Added Nelson: “Especially for Jacob and his relationship with us, [it’s important] he knows that even if we’re still at our desk at X time in the day, there’s no expectation for him to do the same. I think we’re fortunate that he doesn’t struggle to identify where the boundary is, but I personally kind of do.
“It’s not a complaint so much as it is the awareness of making sure you can stay healthy and excited, and do your best work every day.”
While an ongoing pandemic has changed some logistical operations, it hasn’t seemed to change how Dwyer and Nelson approach Roboflow’s growth. Big competitors quickly faced rebuilding company infrastructure to support work-from-home, but the startup was building from scratch anyway.
“You have to make something that people need, and it almost holds you that much more accountable,” Nelson said. “Being able to see traction and growth in current conditions is encouraging to some degree, that we’re onto something that we know people need regardless of the outcome.”

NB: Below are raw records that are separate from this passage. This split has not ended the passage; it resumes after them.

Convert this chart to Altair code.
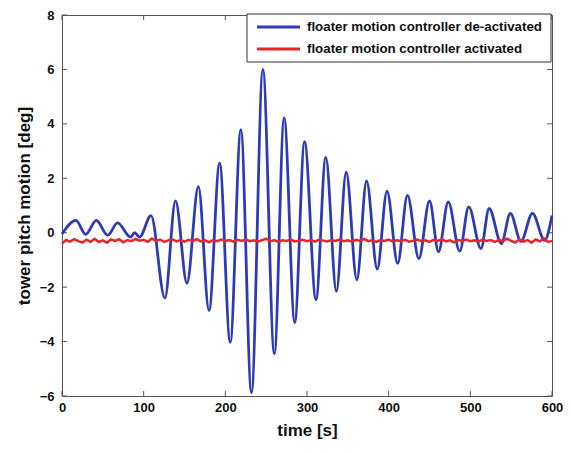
import altair as alt
import pandas as pd

series_names = ["floater motion controller de-activated", "floater motion controller activated"]
series_colors = ["#2e3bb3", "#e8252b"]

blue_t = [0, 17, 29, 42, 56, 68, 84, 89, 95, 109, 126, 139, 153, 167, 180, 193,
          206, 219, 232, 246, 260, 272, 285, 297, 311, 323, 336, 348, 361, 373,
          386, 398, 411, 423, 437, 450, 461, 473, 487, 498, 513, 523, 538, 549,
          562, 576, 591, 600]
blue_y = [-0.05, 0.45, -0.06, 0.45, -0.09, 0.36, -0.16, 0.0, -0.16, 0.63, -2.40, 1.17,
          -1.85, 1.69, -2.86, 2.56, -4.03, 3.79, -5.88, 6.0, -4.45, 4.22, -3.30, 3.35,
          -2.46, 2.77, -2.15, 2.23, -1.73, 1.90, -1.34, 1.53, -1.13, 1.37, -0.95, 1.17,
          -0.70, 1.13, -0.68, 0.95, -0.58, 0.89, -0.40, 0.71, -0.32, 0.71, -0.28, 0.63]

red_t = list(range(0, 601, 5))
red_y = [-0.40, -0.27, -0.33, -0.24, -0.31, -0.36, -0.26, -0.33, -0.22, -0.34,
         -0.28, -0.37, -0.25, -0.30, -0.24, -0.35, -0.27, -0.31, -0.23, -0.29,
         -0.26, -0.33, -0.21, -0.30, -0.25, -0.34, -0.28, -0.24, -0.32, -0.27,
         -0.33, -0.26, -0.30, -0.24, -0.32, -0.28, -0.35, -0.27, -0.31, -0.25,
         -0.30, -0.27, -0.33, -0.26, -0.30, -0.24, -0.31, -0.28, -0.33, -0.27,
         -0.22, -0.32, -0.27, -0.34, -0.28, -0.30, -0.25, -0.32, -0.29, -0.26,
         -0.31, -0.27, -0.33, -0.25, -0.29, -0.32, -0.27, -0.30, -0.24, -0.31,
         -0.28, -0.33, -0.26, -0.30, -0.23, -0.31, -0.28, -0.34, -0.27, -0.30,
         -0.25, -0.32, -0.28, -0.30, -0.26, -0.33, -0.29, -0.25, -0.31, -0.28,
         -0.34, -0.26, -0.30, -0.24, -0.32, -0.28, -0.35, -0.27, -0.30, -0.25,
         -0.31, -0.28, -0.33, -0.25, -0.30, -0.27, -0.34, -0.26, -0.31, -0.22,
         -0.30, -0.36, -0.24, -0.33, -0.27, -0.37, -0.25, -0.32, -0.21, -0.34,
         -0.30]

x_ticks = [0, 100, 200, 300, 400, 500, 600]
y_ticks = [-6, -4, -2, 0, 2, 4, 6, 8]

W, H = 490, 381
FONT = "Liberation Sans"

blue_df = pd.DataFrame({"t": blue_t, "y": blue_y, "s": series_names[0]})
red_df = pd.DataFrame({"t": red_t, "y": red_y, "s": series_names[1]})

xscale = alt.Scale(domain=[0, 600], nice=False, zero=False)
yscale = alt.Scale(domain=[-6, 8], nice=False, zero=False)

x_enc = alt.X("t:Q", scale=xscale, axis=alt.Axis(
    title="time [s]", values=x_ticks, ticks=False, domain=False, grid=False,
    labelFlush=False, labelOverlap=False,
    labelPadding=5, titlePadding=8, format="d"))
y_enc = alt.Y("y:Q", scale=yscale, axis=alt.Axis(
    title="tower pitch motion [deg]", values=y_ticks, ticks=False, domain=False,
    labelFlush=False, labelOverlap=False,
    grid=False, labelPadding=8, titlePadding=6, format="d"))

blue = alt.Chart(blue_df).mark_line(
    color=series_colors[0], strokeWidth=2.8, interpolate="monotone"
).encode(x=x_enc, y=y_enc)

red = alt.Chart(red_df).mark_line(
    color=series_colors[1], strokeWidth=2.5
).encode(x=x_enc, y=y_enc)

xt = pd.DataFrame({"t": x_ticks})
yt = pd.DataFrame({"y": y_ticks})
tick_color = "#555555"
bottom_ticks = alt.Chart(xt).mark_rule(color=tick_color).encode(
    x=x_enc, y=alt.value(H), y2=alt.value(H - 5))
top_ticks = alt.Chart(xt).mark_rule(color=tick_color).encode(
    x=x_enc, y=alt.value(0), y2=alt.value(5))
left_ticks = alt.Chart(yt).mark_rule(color=tick_color).encode(
    y=y_enc, x=alt.value(0), x2=alt.value(5))
right_ticks = alt.Chart(yt).mark_rule(color=tick_color).encode(
    y=y_enc, x=alt.value(W), x2=alt.value(W - 5))

leg_df = pd.DataFrame({"name": series_names, "color": series_colors})
leg_box = alt.Chart(leg_df.iloc[[0]]).mark_rect(
    fill="white", stroke="#333333", strokeWidth=1
).encode(x=alt.value(185), x2=alt.value(489), y=alt.value(-1), y2=alt.value(47))

leg_layers = []
for i, yy in enumerate([12, 34]):
    sub = leg_df.iloc[[i]]
    leg_layers.append(alt.Chart(sub).mark_rule(color=series_colors[i], strokeWidth=2.8).encode(
        x=alt.value(195), x2=alt.value(238), y=alt.value(yy)))
    leg_layers.append(alt.Chart(sub).mark_text(
        align="left", baseline="middle", font=FONT, fontSize=13.3, fontWeight="bold", color="#111111"
    ).encode(x=alt.value(245), y=alt.value(yy), text="name:N"))

chart = alt.layer(
    bottom_ticks, top_ticks, left_ticks, right_ticks, blue, red, leg_box, *leg_layers
).properties(
    width=W, height=H,
    background="white",
    autosize=alt.AutoSizeParams(type="none"),
    padding={"left": 54, "top": 7, "right": 11, "bottom": 48},
).configure_view(
    stroke="#555555", strokeWidth=1
).configure_axis(
    labelFont=FONT, labelFontSize=13, labelFontWeight="bold", labelColor="#111111",
    titleFont=FONT, titleFontSize=17, titleFontWeight="bold", titleColor="#111111",
)

chart.save("out.html", embed_options={"renderer": "svg", "actions": False})
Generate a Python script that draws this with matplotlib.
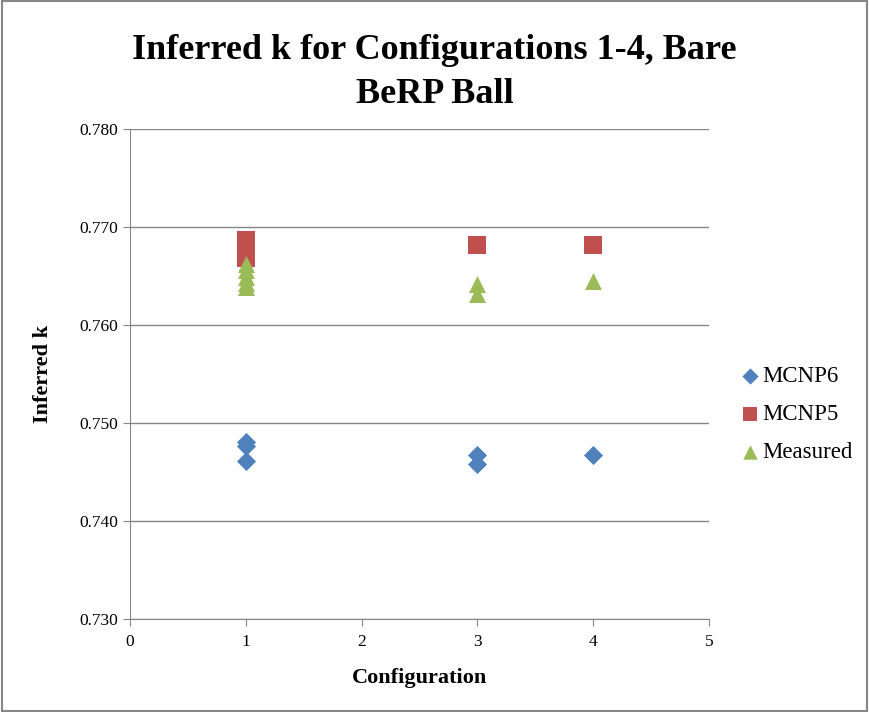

National lockdowns essentially negated the need for Roboflow and other startups to spend time networking in target cities like San Francisco. “All the people in San Francisco are also locked in their apartment; they’re just paying five times as much for it,” Dwyer noted.
“It is really encouraging that you don’t have to be in-person at an event for people to recognize the importance of what you’re working on and the fact that you solve their problem,” Nelson said. “The things that we’re adapting will still be true if and when things return to what they looked like circa December 2019.”
The whole experience opened Dwyer and Nelson to the idea of a yearly staff retreat once travel is safe again — allowing employees to work remotely the majority of the year, then gather together for a week in a new place, as the two had in Taiwan before the COVID-19 lockdown.
“I think that’s going to be a big part of our culture,” Dwyer said.
An end date on the house lease in late September gives the time an outlook as well — that although the state of the COVID-19 virus is indefinite, daily life and development at Roboflow will move on.